Jamie Keyes says as hard as it is, her son had originally faced a twenty-year sentence. The substantially lesser sentence came about after she launched a letter-writing campaign to educate the various people involved with the case about PTSD.

"That kind of got me going on personal advocacy," Keyes said. "Rather than crying over it, I decided to get out and make a difference."

Jamie said she won't back off any time soon, and she is excited about a documentary coming out very soon about her son and incarcerated veterans.

"It was done by intheirboots.com. They are telling me that it will be ready for release in March and will show on PBS and intheirboots.com."

This mom is keenly aware of the treatment, or lack of treatment, that the VA all too frequently reserves for veterans. Like so many of us, she laments the lack of real creative and thoughtful approaches to this severe problem in our society, and the overall lack of awareness in the United States of America.

"The more aware this country is about our returning soldiers and their issues, the better chance we have of changing a system that is failing them horribly. It has become my mission in life to promote awareness and to give a voice to the many veterans and their families who are going through what we do on a daily basis."

Those families that give the most, also pay the most.

Keyes says her son never received the help he needed to readjust to civilian life. Now this Statham grandmother is devoting her time to state- and nation-wide efforts that will provide the badly needed readjustment for other soldiers returning home.

"Obviously they need a lot more support than they’re getting," Keyes said. "A lot of them are released from the military and having problems and not going to the VA, and a lot of them end up committing suicide or incarcerated... [We need to] do what we can to help them get their lives back instead of incarcerating them."

Nathan Keyes is no longer a soldier, but his obligation to fight continues, and probably will for the rest of his life with or without his choice or consent. It's the path his country laid out for him.

His mom is now fighting a battle with the VA over his care when he gets out of prison. In their book, he's terminated from services.

"Yes, this is the VA that failed to treat him appropriately when he got home. Now they are telling me that since he has a court order for PTSD inpatient treatment, they wont touch him when he gets out." Jamie says this is a VA policy.

"I have found that fighting the VA and trying to get him help (which he has been asking for all along) has become a battle each step of the way. And they wonder why there are so many suicides."

One project Keyes dedicates time to is a pilot jail diversion program in DeKalb County, Georgia, where she volunteers on the advisory board. Georgia is one of 12 states implementing the diversion program, which directs veterans diagnosed with PTSD and charged with non-violent crimes into treatment and case management rather than incarceration.

She has issued a call for lawyers willing to donate their services to veterans with PTSD.

"If it hadn’t been for an attorney who was a vet, who heard about my son and offered to work for him pro bono, I don’t know what would have happened to my son," she said.
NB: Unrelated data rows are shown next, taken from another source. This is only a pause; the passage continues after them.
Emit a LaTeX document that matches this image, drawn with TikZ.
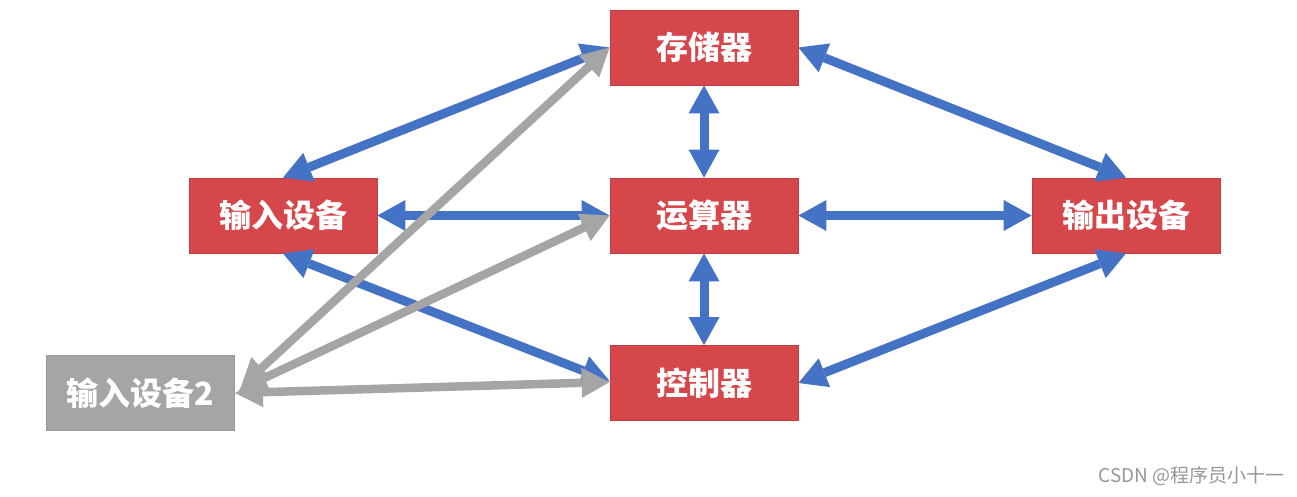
\documentclass[tikz,border=0pt]{standalone}
\usepackage{fontspec}
\newfontfamily\cjk{Noto Sans CJK SC}
\usetikzlibrary{arrows.meta}
\definecolor{boxred}{RGB}{214,71,75}
\definecolor{arrblue}{RGB}{68,114,196}
\definecolor{arrgray}{RGB}{165,165,165}
\definecolor{markgray}{RGB}{150,150,150}
\tikzset{
  box/.style={fill=boxred, draw=boxred!88!black, line width=0.8pt,
    minimum width=188pt, minimum height=75pt, inner sep=0pt, text=white,
    font=\cjk\bfseries\fontsize{32}{36}\selectfont},
  graybox/.style={box, fill=arrgray, draw=arrgray!92!black},
  bluearrow/.style={draw=arrblue, line width=9pt, <->,
    >={Triangle[length=28pt,width=31pt,line width=0pt]}},
  grayarrow/.style={draw=arrgray, line width=8.5pt, <->,
    >={Triangle[length=28pt,width=30pt,line width=0pt]}},
}
\begin{document}
\begin{tikzpicture}[x=1pt,y=-1pt]
\useasboundingbox (0,0) rectangle (1297,496);
\node[box] (mem) at (704,47.5) {存储器};
\node[box] (in) at (283,215.5) {输入设备};
\node[box] (alu) at (704,215.5) {运算器};
\node[box] (out) at (1126,215.5) {输出设备};
\node[box] (ctl) at (704,383) {控制器};
\node[graybox] (in2) at (140.5,393) {输入设备2};
% blue connectors
\draw[bluearrow] (in.north) -- (mem.west);
\draw[bluearrow] (mem.east) -- (out.north);
\draw[bluearrow] (mem.south) -- (alu.north);
\draw[bluearrow] (alu.south) -- (ctl.north);
\draw[bluearrow] (in.east) -- (alu.west);
\draw[bluearrow] (alu.east) -- (out.west);
\draw[bluearrow] (in.south) -- ([yshift=2pt]ctl.west);
\draw[bluearrow] (ctl.east) -- (out.south);
% gray connectors
\draw[grayarrow] ([xshift=6pt,yshift=6pt]in2.east) -- (mem.west);
\draw[grayarrow] ([xshift=4pt,yshift=3pt]in2.east) -- (alu.west);
\draw[grayarrow] (in2.east) -- ([yshift=1pt]ctl.west);
% watermark
\node[text=markgray, font=\cjk\fontsize{19}{22}\selectfont, anchor=east, inner sep=0pt] (mark) at (1285,476) {CSDN @程序员小十一};
\end{tikzpicture}
\end{document}
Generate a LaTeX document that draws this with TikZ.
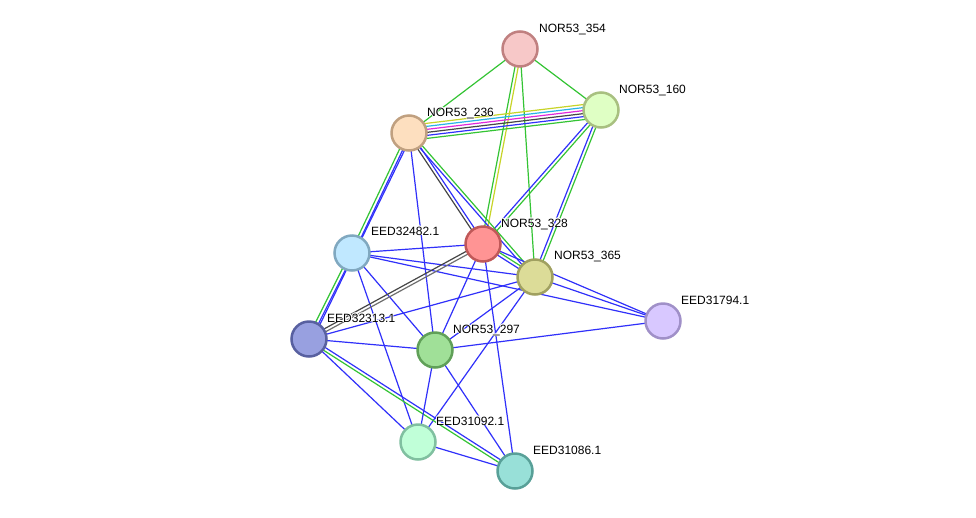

So for now, this mom is continuing to work for the nation's veterans, hoping that her fellow Barrow County residents will join in, and help local veterans and their families readjust.

"There are many ways that the community can reach out and help them," she said.

"It could come in the form of giving them jobs, affordable housing, childcare, household expenses, pro bono legal help, free services such as home repairs or modifications for vets who are disabled, donating to many of the veterans charities or free counseling... Something as simple as being a friend to a military spouse and letting them know that you are there for them when their loved one is deployed or at home after a deployment can make a huge difference."